Outro segredo de D. Alzira para viver bem é sorrir sempre. “Outro dia, uma senhora perguntou: ‘Quantos anos a senhora tem?’ Falei: 77 anos. Ela disse: ‘Não acredito e perguntou quantas cirurgias eu fiz’ e insistiu: ‘Como a sra. é tão esticadinha?’ (risos). Eu disse porque eu rio muito. Sorrir é uma bênção e exercita os músculos da face”, disse.

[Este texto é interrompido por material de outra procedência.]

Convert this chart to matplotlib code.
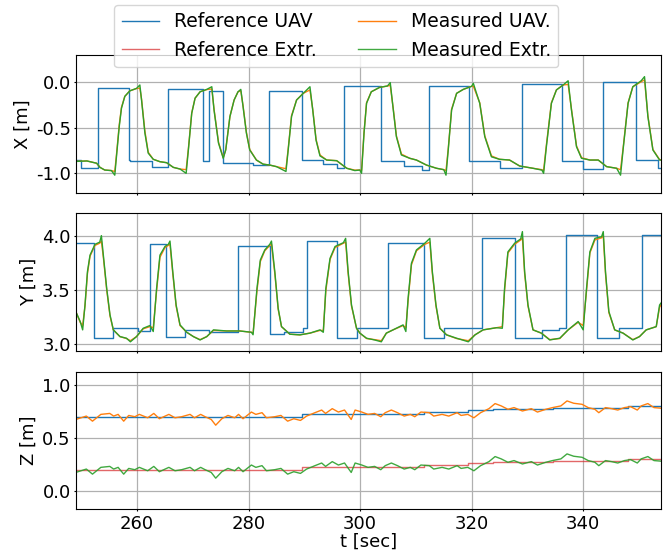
import matplotlib
matplotlib.use("Agg")
import matplotlib.pyplot as plt

plt.rcParams['font.family'] = ['DejaVu Sans']
plt.rcParams['font.size'] = 13
plt.rcParams['axes.unicode_minus'] = False

# ---------------- X panel ----------------
x_ref_t = [249.0, 249.94, 253.08, 258.55, 258.8, 262.6, 265.5, 271.75, 272.94, 275.45,
           280.8, 283.7, 289.6, 293.4, 295.8, 297.1, 303.7, 307.8, 311.15, 312.37,
           319.5, 325.05, 329.0, 336.15, 340.0, 343.6, 349.4, 353.5, 355.0]
x_ref_v = [-0.855, -0.94, -0.065, -0.855, -0.87, -0.935, -0.08, -0.866, -0.10, -0.89,
           -0.91, -0.10, -0.855, -0.90, -0.945, -0.05, -0.87, -0.925, -0.964, -0.052,
           -0.87, -0.945, -0.023, -0.87, -0.955, 0.0, -0.86, -0.946, -0.946]

x_meas_t = [249.0, 251.0, 252.75, 253.35, 254.2, 255.4, 256.0, 256.3, 256.8, 257.2, 257.8,
            258.7, 259.9, 260.5, 260.8, 261.4, 262.0, 262.9, 264.1, 265.3, 266.5, 267.7,
            268.8, 269.2, 269.8, 270.4, 271.3, 272.5, 273.4, 273.8, 274.6, 275.45, 275.9,
            276.65, 277.4, 278.1, 278.6, 279.0, 279.6, 280.2, 281.4, 282.6, 283.8, 285.0,
            286.7, 287.1, 287.7, 288.6, 289.8, 291.0, 291.5, 292.1, 292.8, 294.0, 295.8,
            297.6, 299.05, 299.95, 300.25, 300.7, 301.15, 302.0, 303.5, 304.9, 305.4,
            305.95, 306.5, 307.4, 308.9, 310.1, 311.9, 313.7, 315.0, 315.4, 315.8, 316.4,
            317.3, 318.5, 320.0, 320.3, 321.45, 322.35, 323.55, 325.0, 326.8, 328.6, 331.0,
            332.6, 332.9, 333.4, 334.3, 335.2, 336.4, 337.3, 337.9, 338.8, 339.7, 341.2,
            342.7, 344.2, 346.0, 346.7, 347.15, 348.05, 348.9, 350.4, 351.0, 351.6, 352.5,
            353.7, 355.0]
x_extr_v = [-0.87, -0.865, -0.89, -0.935, -0.964, -0.97, -1.02, -0.82, -0.49, -0.29, -0.16,
            -0.10, -0.073, -0.036, -0.20, -0.56, -0.78, -0.847, -0.873, -0.884, -0.935, -0.953,
            -1.0, -0.745, -0.345, -0.18, -0.11, -0.084, -0.055, -0.31, -0.67, -0.836, -0.745,
            -0.38, -0.20, -0.11, -0.084, -0.27, -0.56, -0.745, -0.855, -0.90, -0.91, -0.927,
            -0.98, -0.745, -0.38, -0.20, -0.127, -0.055, -0.31, -0.64, -0.81, -0.855, -0.862,
            -0.945, -0.97, -0.964, -1.0, -0.56, -0.236, -0.11, -0.062, -0.047, -0.01,
            -0.31, -0.60, -0.80, -0.836, -0.855, -0.91, -0.945, -0.96, -1.02, -0.745, -0.31,
            -0.127, -0.084, -0.05, -0.018, -0.236, -0.60, -0.82, -0.847, -0.855, -0.92, -0.945,
            -0.965, -1.0, -0.71, -0.236, -0.09, -0.036, 0.01, -0.31, -0.71, -0.836, -0.855,
            -0.855, -0.927, -0.945, -1.02, -0.745, -0.236, -0.055, 0.01, 0.055, -0.38, -0.745,
            -0.855, -0.86]
x_uav_v = [-0.87, -0.865, -0.89, -0.935, -0.964, -0.97, -0.98, -0.80, -0.47, -0.28, -0.16,
           -0.10, -0.075, -0.07, -0.19, -0.54, -0.77, -0.847, -0.873, -0.884, -0.935, -0.953,
           -0.96, -0.73, -0.34, -0.18, -0.11, -0.086, -0.08, -0.30, -0.66, -0.83, -0.74,
           -0.38, -0.20, -0.11, -0.10, -0.26, -0.55, -0.74, -0.855, -0.90, -0.91, -0.927,
           -0.95, -0.73, -0.37, -0.20, -0.127, -0.09, -0.30, -0.63, -0.80, -0.855, -0.862,
           -0.945, -0.965, -0.964, -0.97, -0.55, -0.23, -0.11, -0.062, -0.047, -0.04,
           -0.30, -0.59, -0.79, -0.836, -0.855, -0.91, -0.945, -0.96, -0.97, -0.73, -0.30,
           -0.127, -0.084, -0.05, -0.05, -0.23, -0.59, -0.81, -0.847, -0.855, -0.92, -0.945,
           -0.96, -0.97, -0.69, -0.23, -0.09, -0.036, -0.03, -0.30, -0.70, -0.83, -0.855,
           -0.855, -0.927, -0.945, -0.96, -0.73, -0.23, -0.055, 0.0, 0.02, -0.37, -0.74,
           -0.85, -0.86]

# ---------------- Y panel ----------------
y_ref_t = [249.0, 252.33, 255.74, 260.2, 262.3, 265.2, 268.6, 272.9, 278.1, 283.8, 286.3,
           289.7, 290.5, 295.9, 299.5, 305.0, 311.4, 315.1, 321.9, 327.85, 332.7, 335.7,
           337.0, 342.4, 346.4, 350.6, 355.0]
y_ref_v = [3.935, 3.053, 3.145, 3.124, 3.92, 3.068, 3.13, 3.115, 3.90, 3.09, 3.115,
           3.145, 3.95, 3.053, 3.145, 3.935, 3.053, 3.145, 3.975, 3.053, 3.13, 3.145,
           4.006, 3.053, 3.145, 4.006, 4.006]

y_meas_t = [249.0, 249.8, 250.24, 250.66, 251.1, 251.56, 252.45, 253.3, 253.6, 253.95, 254.55,
            255.14, 255.74, 256.93, 258.1, 258.8, 259.9, 261.1, 262.3, 262.9, 263.5, 264.1,
            265.0, 265.6, 265.9, 266.4, 267.0, 267.7, 268.9, 270.1, 271.3, 272.5, 273.7,
            276.05, 278.4, 280.5, 280.8, 281.5, 282.1, 282.9, 283.8, 284.1, 284.7, 285.3,
            285.9, 287.4, 289.2, 291.0, 292.8, 293.4, 293.85, 294.6, 295.5, 297.0, 297.4,
            297.85, 298.45, 299.35, 299.95, 301.15, 302.6, 303.8, 304.7, 305.9, 307.7, 308.2,
            308.6, 309.2, 310.1, 311.6, 312.5, 312.95, 313.6, 314.3, 315.5, 317.3, 319.4,
            320.6, 322.05, 324.45, 325.5, 325.9, 326.5, 327.7, 328.8, 329.1, 329.5, 330.1,
            331.0, 332.5, 334.0, 335.8, 337.3, 339.1, 340.0, 340.6, 341.2, 342.1, 343.3,
            343.6, 344.0, 344.6, 345.65, 347.15, 348.9, 350.1, 351.3, 353.1, 353.7, 355.0]
y_extr_v = [3.30, 3.207, 3.13, 3.36, 3.668, 3.82, 3.92, 3.94, 4.0, 3.82, 3.514,
            3.27, 3.13, 3.068, 3.053, 3.02, 3.068, 3.145, 3.17, 3.115, 3.514, 3.82,
            3.90, 3.92, 3.95, 3.668, 3.36, 3.176, 3.108, 3.068, 3.037, 3.068, 3.13,
            3.12, 3.12, 3.108, 3.085, 3.514, 3.775, 3.868, 3.92, 3.95, 3.668, 3.33,
            3.16, 3.09, 3.084, 3.10, 3.13, 3.108, 3.514, 3.79, 3.90, 3.935, 3.975,
            3.668, 3.36, 3.145, 3.10, 3.053, 3.037, 3.02, 3.10, 3.13, 3.176, 3.115,
            3.42, 3.745, 3.868, 3.93, 3.975, 3.668, 3.36, 3.145, 3.084, 3.053, 3.02,
            3.084, 3.13, 3.15, 3.145, 3.514, 3.85, 3.93, 3.97, 4.037, 3.668, 3.36,
            3.13, 3.10, 3.037, 3.053, 3.13, 3.207, 3.13, 3.514, 3.85, 3.975, 3.99,
            4.037, 3.668, 3.30, 3.13, 3.10, 3.037, 3.068, 3.13, 3.16, 3.36, 3.45]
y_uav_v = [3.30, 3.20, 3.17, 3.35, 3.65, 3.81, 3.91, 3.93, 3.95, 3.80, 3.50,
           3.26, 3.13, 3.068, 3.05, 3.03, 3.068, 3.14, 3.16, 3.15, 3.49, 3.80,
           3.89, 3.91, 3.92, 3.65, 3.35, 3.17, 3.108, 3.068, 3.04, 3.068, 3.125,
           3.12, 3.12, 3.108, 3.10, 3.49, 3.76, 3.86, 3.91, 3.92, 3.65, 3.32,
           3.16, 3.09, 3.084, 3.10, 3.125, 3.125, 3.49, 3.78, 3.89, 3.93, 3.94,
           3.65, 3.35, 3.145, 3.10, 3.05, 3.04, 3.03, 3.10, 3.13, 3.17, 3.15,
           3.40, 3.73, 3.86, 3.92, 3.94, 3.65, 3.35, 3.145, 3.084, 3.05, 3.03,
           3.084, 3.13, 3.15, 3.16, 3.49, 3.84, 3.92, 3.96, 3.98, 3.65, 3.35,
           3.13, 3.10, 3.04, 3.05, 3.13, 3.20, 3.17, 3.49, 3.84, 3.96, 3.98,
           4.0, 3.65, 3.29, 3.13, 3.10, 3.04, 3.068, 3.13, 3.16, 3.34, 3.44]

# ---------------- Z panel ----------------
z_ref_t = [249.0, 289.5, 311.5, 319.3, 323.8, 334.5, 348.1, 355.0]
z_ref_uav_v = [0.70, 0.73, 0.745, 0.76, 0.77, 0.785, 0.80, 0.80]
z_ref_extr_v = [0.20, 0.23, 0.245, 0.26, 0.27, 0.285, 0.30, 0.30]

z_meas_t = [249.0, 250.9, 252.0, 253.5, 255.1, 255.8, 256.6, 257.6, 258.5, 259.6,
            260.4, 261.9, 263.0, 264.0, 265.7, 266.8, 268.0, 269.5, 270.3, 271.4,
            272.2, 273.3, 274.1, 275.2, 276.3, 277.5, 278.2, 279.0, 280.5, 281.3,
            282.4, 283.2, 284.7, 285.8, 287.0, 288.1, 289.3, 290.4, 291.9, 293.1,
            293.8, 295.0, 296.1, 297.2, 298.4, 299.1, 300.3, 301.4, 302.6, 303.7,
            304.5, 305.6, 306.7, 307.9, 309.0, 309.8, 310.9, 312.4, 313.2, 314.7,
            315.9, 317.4, 318.1, 319.3, 320.4, 321.6, 323.1, 324.2, 325.3, 326.5,
            327.6, 329.1, 330.7, 331.8, 333.3, 334.5, 336.0, 337.1, 338.3, 339.8,
            340.9, 342.1, 342.8, 344.0, 345.1, 346.2, 347.4, 348.5, 349.7, 350.4,
            351.6, 352.7, 355.0]
z_uav_v = [.675, .707, .659, .723, .732, .707, .723, .659, .713, .701,
           .723, .691, .732, .682, .723, .691, .701, .723, .691, .723,
           .701, .675, .621, .682, .713, .691, .723, .682, .745, .723,
           .739, .691, .701, .713, .659, .682, .666, .707, .739, .764,
           .732, .777, .745, .764, .675, .764, .745, .723, .732, .701,
           .739, .764, .739, .707, .723, .701, .745, .739, .707, .723,
           .707, .739, .713, .723, .691, .739, .777, .825, .803, .771,
           .787, .755, .777, .745, .771, .787, .803, .850, .828, .818,
           .787, .771, .739, .787, .777, .764, .787, .796, .764, .803,
           .825, .787, .777]
z_extr_v = [.175, .207, .159, .223, .232, .207, .223, .159, .213, .201,
            .223, .191, .232, .182, .223, .191, .201, .223, .191, .223,
            .201, .175, .121, .182, .213, .191, .223, .182, .245, .223,
            .239, .191, .201, .213, .159, .182, .166, .207, .239, .264,
            .232, .277, .245, .264, .175, .264, .245, .223, .232, .201,
            .239, .264, .239, .207, .223, .201, .245, .239, .207, .223,
            .207, .239, .213, .223, .191, .239, .277, .325, .303, .271,
            .287, .255, .277, .245, .271, .287, .303, .350, .328, .318,
            .287, .271, .239, .287, .277, .264, .287, .296, .264, .303,
            .325, .287, .277]

x_ticks = [260, 280, 300, 320, 340]
labels = ["Reference UAV", "Reference Extr.", "Measured UAV.", "Measured Extr."]

C_REF = "#1f77b4"
C_REFX = "#d62728"
C_MEAS = "#ff7f0e"
C_MEASX = "#2ca02c"

W, H = 666, 554
fig = plt.figure(figsize=(W / 100, H / 100), dpi=100)

def rect(l, t, r, b):
    return [l / W, 1 - b / H, (r - l) / W, (b - t) / H]

axX = fig.add_axes(rect(76.3, 55.3, 660.7, 193.3))
axY = fig.add_axes(rect(76.3, 213, 660.7, 351), sharex=axX)
axZ = fig.add_axes(rect(76.3, 372, 660.7, 509), sharex=axX)

lw = 1.0
# X
axX.step(x_ref_t, x_ref_v, where='post', color=C_REF, lw=lw)
axX.plot(x_meas_t, x_uav_v, color=C_MEAS, lw=lw)
axX.plot(x_meas_t, x_extr_v, color=C_MEASX, lw=lw)
axX.set_ylim(-1.218, 0.288)
axX.set_yticks([-1.0, -0.5, 0.0])
axX.set_ylabel("X [m]", labelpad=3)

# Y
axY.step(y_ref_t, y_ref_v, where='post', color=C_REF, lw=lw)
axY.plot(y_meas_t, y_uav_v, color=C_MEAS, lw=lw)
axY.plot(y_meas_t, y_extr_v, color=C_MEASX, lw=lw)
axY.set_ylim(2.935, 4.209)
axY.set_yticks([3.0, 3.5, 4.0])
axY.set_ylabel("Y [m]", labelpad=3)

# Z
h1, = axZ.step(z_ref_t, z_ref_uav_v, where='post', color=C_REF, lw=lw)
h2, = axZ.step(z_ref_t, z_ref_extr_v, where='post', color=C_REFX, lw=lw, alpha=0.7)
h3, = axZ.plot(z_meas_t, z_uav_v, color=C_MEAS, lw=lw)
h4, = axZ.plot(z_meas_t, z_extr_v, color=C_MEASX, lw=lw, alpha=0.9)
axZ.set_ylim(-0.17, 1.123)
axZ.set_yticks([0.0, 0.5, 1.0])
axZ.set_ylabel("Z [m]", labelpad=3)
axZ.set_xlabel("t [sec]", labelpad=0)

for ax in (axX, axY, axZ):
    ax.grid(True, color="#b0b0b0", lw=0.9)
    ax.set_axisbelow(True)
    ax.set_xlim(249.1, 353.9)
    ax.set_xticks(x_ticks)
    ax.tick_params(length=1.5, pad=2.5)
for ax in (axX, axY):
    ax.tick_params(labelbottom=False)

fig.legend([h1, h2, h3, h4], labels, loc='upper center', ncol=2,
           bbox_to_anchor=(0.505, 1.008), fontsize=13.5, columnspacing=2.2)

fig.savefig("out.png", dpi=100)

“A minha avó fez apenas o quarto ano primário, mas tinha muita sabedoria. Ela dizia: ‘Minha filha, tenho pena desses doutores com livros debaixo do braços. Eu prefiro os carroceiros, porque são mais felizes. Olhe só, você vai ao médico, e estão sempre carrancudos. Nem olham olha para sua cara. Por que são assim? Porque a família exigiu que fizessem aquilo. Se deixassem para a pessoa decidir sua vida, seria diferente. Se quisesse ser gari, iria ser um gari feliz da vida”, avalia.
D. Alzira é muito religiosa, gosta de rezar para todos os santos, mas a Mãe de Deus tem sua preferência, embora tenha grande admiração por São Paulo, que antes da conversão “era todo arrogante” e depois muda da água para o vinho. “Eu sou devotíssima de Nossa Senhora. Quando ponho minha cabeça no travesseiro, eu canto como cantava para os meus meninos. ‘Lenta e calma sobre a terra; Desce a noite e foge a luz; Quero agora despedir-me, boa noite, meu Jesus’. Tem dia que nem chego no ‘boa noite’ e já durmo porque tive um dia intenso”, completa Alzira, despedindo-se com um abraço afetuoso.